The people behind the front desk freaked out. One employee made him sit down in a chair, and then another (who was not from Saudi Arabia) made him lay down on the floor to rest. Once my friend laid down on the floor though, the gentleman began to pump his chest.
(Note: preforming CPR on a fully conscious individual whose heart is beating is actually quite dangerous. Chest pumping in this situation can mess up the rhythm of a beating heart or crack ribs.)
Fortunately, the panicked gentleman was not pumping my friends's chest very deeply at all, just very very rapidly. My friend decided it was more trouble to resist than to just lay down and take it, so the frantic CPR continued.
By this time, the employees were making quite a scene. Some of the passers - by must have thought that my poor friend was on death's door when he was really perfectly calm and conscious. After a few more minutes of CPR, a security guard rushed over to help revive my cognizant friend. That's when things got ugly...
The security guard, seeing the other gentleman doing CPR on my friend, assumed that he must need some air as well, so he immediately began mouth to mouth respiration on my perfectly cognizant, respiring friend. My friend was shocked, to say the least, and began to struggle with the two grown men who were misguidedly trying to save his life.

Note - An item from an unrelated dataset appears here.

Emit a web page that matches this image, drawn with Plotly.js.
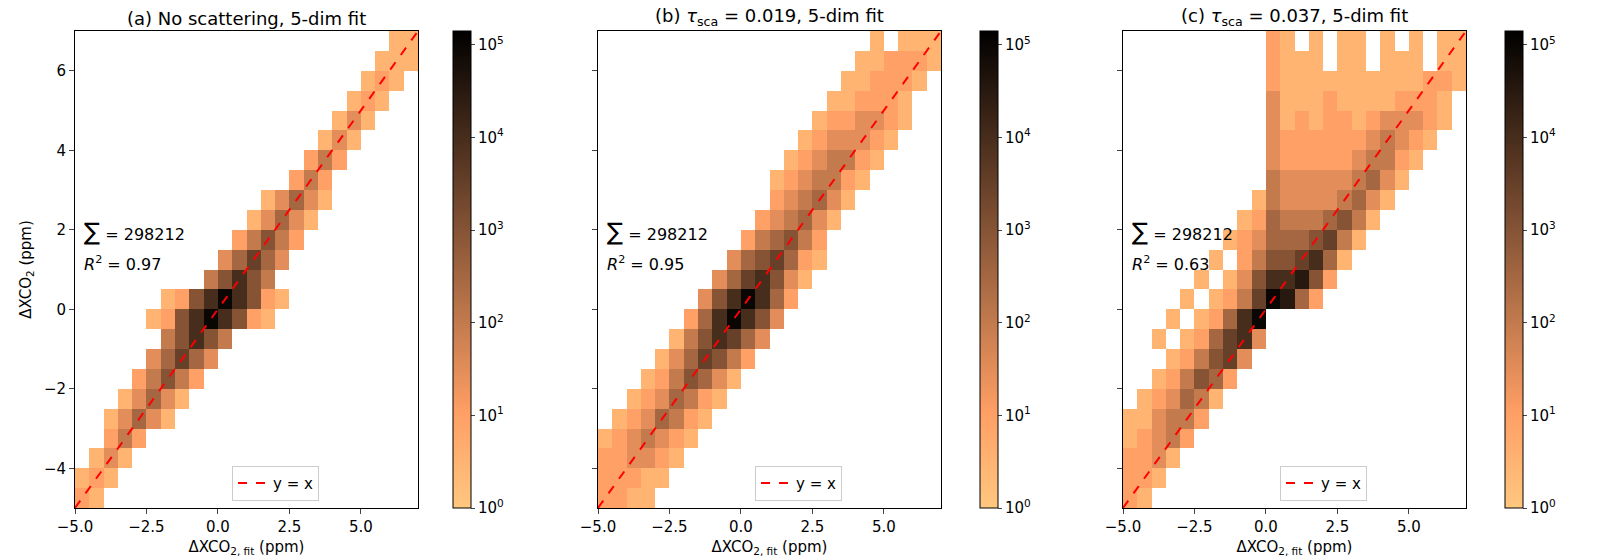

Fortunately, the paramedics arrived quickly. They must have thought they had a death case to deal with because of the "emergency" aid my friend was unwillingly receiving, but when they peeled the two men off of him and asked for his name and ID number, my friend responded calmly and clearly.
The doctors checked him out and said that the pain was due to muscle cramps, probably because of stress from the test. After taking some muscle relaxers, he left.
The worst part of the experience, my friend said, was the smell of cigarettes on the security guard's breath.
... ... ...
It is only fair to note that the trained medical staff has preformed very professionally in every emergency case I have heard of or witnessed. One of my friends had an acute allergic reaction to milk or egg products in some food he ate and had to stay overnight at the clinic, but he was feeling good enough to go to class the next morning. In another instance, one of my friends dislocated his knee playing sports and was rushed into the clinic less than ten minutes after the emergency call was made. The doctors straightened his leg, put it in a cast, and sent him home in less than two hours.
It's the untrained guys one has to watch out for!